China Completes World's Longest Sea-Crossing Bridge to Hainan Island

China opened the 26-kilometer Qiongzhou Strait Bridge to Hainan Island, the world's longest sea-crossing bridge, featuring a 6.8-kilometer immersed tube tunnel.

China Completes World's Longest Sea-Crossing Bridge to Hainan Island

Qiongzhou Strait Bridge Spans 26 Kilometers Between Guangdong and Hainan

China opened the Qiongzhou Strait Bridge on March 29, 2026, a 26-kilometer sea crossing connecting Zhanjiang in Guangdong province to Haikou on Hainan Island. The $12.8 billion structure surpasses the Hong Kong-Zhuhai-Macao Bridge as the world's longest sea-crossing bridge and eliminates dependence on ferry services that have been the sole vehicle link to China's southernmost province.
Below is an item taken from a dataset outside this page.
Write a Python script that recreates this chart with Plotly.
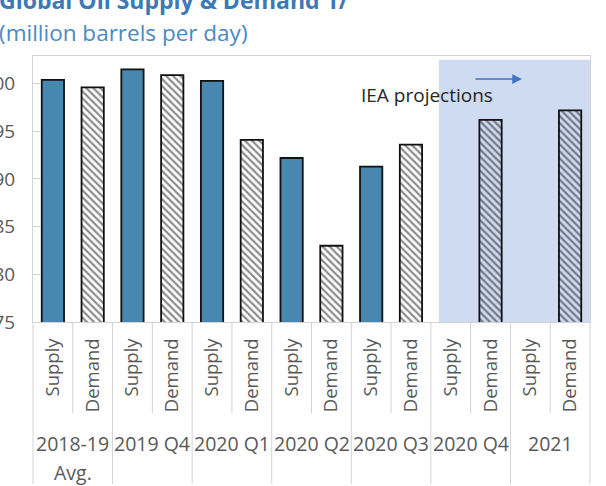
import plotly.graph_objects as go

# Global oil supply and demand, million barrels per day
periods = ["2018-19", "2019 Q4", "2020 Q1", "2020 Q2", "2020 Q3", "2020 Q4", "2021"]
period_sublabels = ["Avg.", "", "", "", "", "", ""]
supply = [100.4, 101.5, 100.3, 92.2, 91.3, None, None]
demand = [99.6, 100.9, 94.1, 83.0, 93.6, 96.2, 97.2]
bar_labels = ["Supply", "Demand"]
y_ticks = [75, 80, 85, 90, 95, 100]

W, H = 606, 486
PLOT_TOP, PLOT_BOTTOM = 56, 322
PLOT_LEFT, PLOT_RIGHT = 33, 590
FONT = "Open Sans"
GREY_TXT = "#595959"
SEP = "#d3d3d3"

n = len(periods)
x_supply = [2 * i for i in range(n)]
x_demand = [2 * i + 1 for i in range(n)]
x_range = [-0.5, 2 * n - 0.5]


def ypap(py):
    return (PLOT_BOTTOM - py) / (PLOT_BOTTOM - PLOT_TOP)


def xpap(v):
    return (v - x_range[0]) / (x_range[1] - x_range[0])


def xpap_px(px):
    return (px - PLOT_LEFT) / (PLOT_RIGHT - PLOT_LEFT)


fig = go.Figure()
fig.add_trace(go.Bar(
    x=x_supply, y=supply, name="Supply", width=0.56,
    marker=dict(color="#4787b0", line=dict(color="#111111", width=1.8)),
))
fig.add_trace(go.Bar(
    x=x_demand, y=demand, name="Demand", width=0.56,
    marker=dict(color="rgba(0,0,0,0)", line=dict(color="#111111", width=1.8),
                pattern=dict(shape="\\", fgcolor="#1a1a1a", bgcolor="rgba(0,0,0,0)",
                             size=5, solidity=0.45, fillmode="overlay")),
))

shapes = []
# shaded projection window
shapes.append(dict(type="rect", xref="x", yref="y", x0=9.7, x1=2 * n - 0.5, y0=75, y1=102.5,
                   fillcolor="#cfdbf1", line=dict(width=0), layer="below"))
# separators under the axis
for k in range(2 * n + 1):
    xp = xpap(k - 0.5)
    major = (k % 2 == 0)
    y1 = ypap(484) if major else ypap(413)
    shapes.append(dict(type="line", xref="paper", yref="paper", x0=xp, x1=xp, y0=0, y1=y1,
                       line=dict(color=SEP, width=1)))

annotations = []
for i, (p, s) in enumerate(zip(periods, period_sublabels)):
    annotations.append(dict(x=2 * i + 0.5, xref="x", y=ypap(443), yref="paper", text=p,
                            showarrow=False, xanchor="center", yanchor="middle",
                            font=dict(family=FONT, size=19.5, color=GREY_TXT)))
    if s:
        annotations.append(dict(x=2 * i + 0.5, xref="x", y=ypap(472), yref="paper", text=s,
                                showarrow=False, xanchor="center", yanchor="middle",
                                font=dict(family=FONT, size=19.5, color=GREY_TXT)))

annotations.append(dict(x=xpap_px(359), xref="paper",
                        y=ypap(95), yref="paper", text="IEA projections", showarrow=False,
                        xanchor="left", yanchor="middle",
                        font=dict(family=FONT, size=19, color="#262626")))
annotations.append(dict(x=xpap_px(522), xref="paper",
                        y=ypap(79), yref="paper", ax=-48, ay=0, text="", showarrow=True,
                        arrowhead=2, arrowsize=1.3, arrowwidth=1.5, arrowcolor="#4472c4"))
annotations.append(dict(x=xpap_px(-3), xref="paper",
                        y=ypap(0), yref="paper", text="<b>Global Oil Supply & Demand 1/</b>",
                        showarrow=False, xanchor="left", yanchor="middle",
                        font=dict(family=FONT, size=23, color="#3b7ab6")))
annotations.append(dict(x=xpap_px(-3), xref="paper",
                        y=ypap(33), yref="paper", text="(million barrels per day)",
                        showarrow=False, xanchor="left", yanchor="middle",
                        font=dict(family=FONT, size=22.5, color="#4a8ac3")))

fig.update_layout(
    width=W, height=H,
    margin=dict(l=PLOT_LEFT, r=W - PLOT_RIGHT, t=PLOT_TOP, b=H - PLOT_BOTTOM, pad=0,
                autoexpand=False),
    paper_bgcolor="white", plot_bgcolor="white",
    showlegend=False, barmode="overlay",
    shapes=shapes, annotations=annotations,
    font=dict(family=FONT, color=GREY_TXT),
)
fig.update_xaxes(
    range=x_range, tickmode="array", tickvals=x_supply + x_demand,
    ticktext=[bar_labels[0]] * n + [bar_labels[1]] * n,
    tickangle=-90, ticks="", showgrid=False, zeroline=False, automargin=False,
    showline=True, linecolor=SEP, linewidth=1, mirror=True,
    tickfont=dict(family=FONT, size=18.5, color=GREY_TXT), ticklabelstandoff=8,
)
fig.update_yaxes(
    range=[75, 102.9], tickmode="array", tickvals=y_ticks,
    ticktext=[str(v) for v in y_ticks], automargin=False,
    ticks="inside", ticklen=8, tickcolor=SEP, showgrid=False, zeroline=False,
    showline=True, linecolor=SEP, linewidth=1, mirror=True,
    tickfont=dict(family=FONT, size=19, color=GREY_TXT), ticklabelstandoff=13,
)

fig.write_html("out.html")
President Xi Jinping attended the opening ceremony via video link from Beijing, calling the bridge "a symbol of China's engineering capability and our commitment to connecting all regions of the motherland."

Engineering Achievement

The bridge crosses the Qiongzhou Strait, one of the most challenging marine construction environments in Asia. The strait experiences typhoons, strong tidal currents of up to 3 meters per second, and seabed depths reaching 80 meters. The bridge includes a 6.8-kilometer immersed tube tunnel in the deepest section, the longest underwater road tunnel ever built.

Construction took seven years and employed 28,000 workers at peak activity. China Communications Construction Company, the primary contractor, developed new deep-water foundation technologies and typhoon-resistant cable-stay systems. The bridge carries six lanes of highway and is designed to withstand Category 5 typhoons and magnitude 8.0 earthquakes.

Economic Transformation

The bridge is expected to transform Hainan's economy by eliminating the logistics bottleneck that has constrained the island's development as a free trade port. Ferry crossings currently take 60-90 minutes and are frequently suspended during typhoon season; the bridge reduces crossing time to 20 minutes with year-round reliability.

The Hainan Free Trade Port Authority estimated the bridge would increase annual freight capacity between the mainland and Hainan from 40 million tons to 150 million tons, supporting the island's ambitions as a duty-free shopping hub, tropical agriculture center, and international tourism destination. Property developers reported a 45% surge in Haikou land prices following the bridge's construction announcement in 2019.

Strategic Dimensions

Military analysts noted the bridge's strategic significance, providing a reliable land corridor to China's largest naval base at Yulin on Hainan's southern coast, home to the PLA Navy's nuclear submarine fleet. Previously, military logistics to Hainan depended on vulnerable sea and air transport links.

The bridge includes a dedicated emergency lane and reinforced structural sections designed to accommodate military vehicle loads, though Chinese authorities characterize the project as purely civilian infrastructure. The bridge toll is set at 150 yuan ($21) per car, with commercial vehicles paying 450-1,200 yuan depending on size.